--- START OF Provided material ---

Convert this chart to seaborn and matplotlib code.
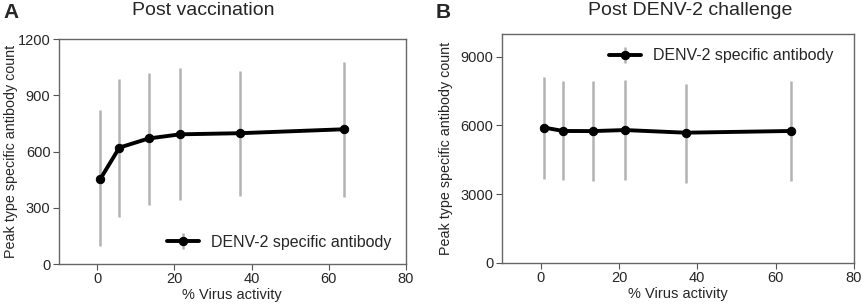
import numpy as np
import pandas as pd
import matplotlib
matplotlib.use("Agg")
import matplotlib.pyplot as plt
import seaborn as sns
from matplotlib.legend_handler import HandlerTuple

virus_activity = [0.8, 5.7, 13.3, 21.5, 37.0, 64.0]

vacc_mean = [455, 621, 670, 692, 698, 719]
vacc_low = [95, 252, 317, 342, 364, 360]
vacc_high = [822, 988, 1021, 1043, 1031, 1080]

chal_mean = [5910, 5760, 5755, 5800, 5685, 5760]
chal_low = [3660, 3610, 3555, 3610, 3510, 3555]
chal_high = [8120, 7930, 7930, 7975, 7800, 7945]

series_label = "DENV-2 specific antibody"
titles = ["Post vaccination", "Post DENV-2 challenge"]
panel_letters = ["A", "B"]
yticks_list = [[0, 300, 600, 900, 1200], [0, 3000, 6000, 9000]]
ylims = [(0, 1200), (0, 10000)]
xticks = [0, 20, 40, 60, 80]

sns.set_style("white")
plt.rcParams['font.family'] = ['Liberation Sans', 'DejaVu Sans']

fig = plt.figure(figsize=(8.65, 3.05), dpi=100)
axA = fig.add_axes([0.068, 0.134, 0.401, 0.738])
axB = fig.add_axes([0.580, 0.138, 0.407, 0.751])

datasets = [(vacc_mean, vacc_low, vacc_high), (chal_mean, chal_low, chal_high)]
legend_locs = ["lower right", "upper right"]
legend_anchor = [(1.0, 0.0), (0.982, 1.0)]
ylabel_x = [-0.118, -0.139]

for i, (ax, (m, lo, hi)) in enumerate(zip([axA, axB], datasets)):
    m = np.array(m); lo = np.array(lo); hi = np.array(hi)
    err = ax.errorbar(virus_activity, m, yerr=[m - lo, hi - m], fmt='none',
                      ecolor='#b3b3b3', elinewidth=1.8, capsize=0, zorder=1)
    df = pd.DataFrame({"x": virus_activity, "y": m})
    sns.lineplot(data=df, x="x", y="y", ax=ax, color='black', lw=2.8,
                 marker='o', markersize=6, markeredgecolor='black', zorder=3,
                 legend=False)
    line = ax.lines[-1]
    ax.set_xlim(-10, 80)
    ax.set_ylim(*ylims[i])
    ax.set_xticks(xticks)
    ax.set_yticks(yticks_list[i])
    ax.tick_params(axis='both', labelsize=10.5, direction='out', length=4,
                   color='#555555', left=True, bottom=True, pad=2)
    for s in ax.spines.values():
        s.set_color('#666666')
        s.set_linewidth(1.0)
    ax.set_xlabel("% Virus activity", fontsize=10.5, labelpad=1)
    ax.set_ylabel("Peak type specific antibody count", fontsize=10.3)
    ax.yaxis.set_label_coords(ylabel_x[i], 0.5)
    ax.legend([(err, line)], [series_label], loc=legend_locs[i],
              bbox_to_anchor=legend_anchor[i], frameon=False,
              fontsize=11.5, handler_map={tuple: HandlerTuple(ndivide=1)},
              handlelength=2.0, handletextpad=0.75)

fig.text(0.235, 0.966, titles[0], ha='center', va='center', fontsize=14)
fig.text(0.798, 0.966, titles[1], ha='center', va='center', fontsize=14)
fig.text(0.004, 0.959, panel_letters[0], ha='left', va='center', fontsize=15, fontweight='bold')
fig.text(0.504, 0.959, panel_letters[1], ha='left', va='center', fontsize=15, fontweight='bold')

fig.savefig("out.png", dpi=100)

--- END OF Provided material ---

= Problem to work on =
Copy the data exactly. Any picture it contains is to be omitted.

= The completed task =
Convert this chart to seaborn and matplotlib code.
import numpy as np
import pandas as pd
import matplotlib
matplotlib.use("Agg")
import matplotlib.pyplot as plt
import seaborn as sns
from matplotlib.legend_handler import HandlerTuple

virus_activity = [0.8, 5.7, 13.3, 21.5, 37.0, 64.0]

vacc_mean = [455, 621, 670, 692, 698, 719]
vacc_low = [95, 252, 317, 342, 364, 360]
vacc_high = [822, 988, 1021, 1043, 1031, 1080]

chal_mean = [5910, 5760, 5755, 5800, 5685, 5760]
chal_low = [3660, 3610, 3555, 3610, 3510, 3555]
chal_high = [8120, 7930, 7930, 7975, 7800, 7945]

series_label = "DENV-2 specific antibody"
titles = ["Post vaccination", "Post DENV-2 challenge"]
panel_letters = ["A", "B"]
yticks_list = [[0, 300, 600, 900, 1200], [0, 3000, 6000, 9000]]
ylims = [(0, 1200), (0, 10000)]
xticks = [0, 20, 40, 60, 80]

sns.set_style("white")
plt.rcParams['font.family'] = ['Liberation Sans', 'DejaVu Sans']

fig = plt.figure(figsize=(8.65, 3.05), dpi=100)
axA = fig.add_axes([0.068, 0.134, 0.401, 0.738])
axB = fig.add_axes([0.580, 0.138, 0.407, 0.751])

datasets = [(vacc_mean, vacc_low, vacc_high), (chal_mean, chal_low, chal_high)]
legend_locs = ["lower right", "upper right"]
legend_anchor = [(1.0, 0.0), (0.982, 1.0)]
ylabel_x = [-0.118, -0.139]

for i, (ax, (m, lo, hi)) in enumerate(zip([axA, axB], datasets)):
    m = np.array(m); lo = np.array(lo); hi = np.array(hi)
    err = ax.errorbar(virus_activity, m, yerr=[m - lo, hi - m], fmt='none',
                      ecolor='#b3b3b3', elinewidth=1.8, capsize=0, zorder=1)
    df = pd.DataFrame({"x": virus_activity, "y": m})
    sns.lineplot(data=df, x="x", y="y", ax=ax, color='black', lw=2.8,
                 marker='o', markersize=6, markeredgecolor='black', zorder=3,
                 legend=False)
    line = ax.lines[-1]
    ax.set_xlim(-10, 80)
    ax.set_ylim(*ylims[i])
    ax.set_xticks(xticks)
    ax.set_yticks(yticks_list[i])
    ax.tick_params(axis='both', labelsize=10.5, direction='out', length=4,
                   color='#555555', left=True, bottom=True, pad=2)
    for s in ax.spines.values():
        s.set_color('#666666')
        s.set_linewidth(1.0)
    ax.set_xlabel("% Virus activity", fontsize=10.5, labelpad=1)
    ax.set_ylabel("Peak type specific antibody count", fontsize=10.3)
    ax.yaxis.set_label_coords(ylabel_x[i], 0.5)
    ax.legend([(err, line)], [series_label], loc=legend_locs[i],
              bbox_to_anchor=legend_anchor[i], frameon=False,
              fontsize=11.5, handler_map={tuple: HandlerTuple(ndivide=1)},
              handlelength=2.0, handletextpad=0.75)

fig.text(0.235, 0.966, titles[0], ha='center', va='center', fontsize=14)
fig.text(0.798, 0.966, titles[1], ha='center', va='center', fontsize=14)
fig.text(0.004, 0.959, panel_letters[0], ha='left', va='center', fontsize=15, fontweight='bold')
fig.text(0.504, 0.959, panel_letters[1], ha='left', va='center', fontsize=15, fontweight='bold')

fig.savefig("out.png", dpi=100)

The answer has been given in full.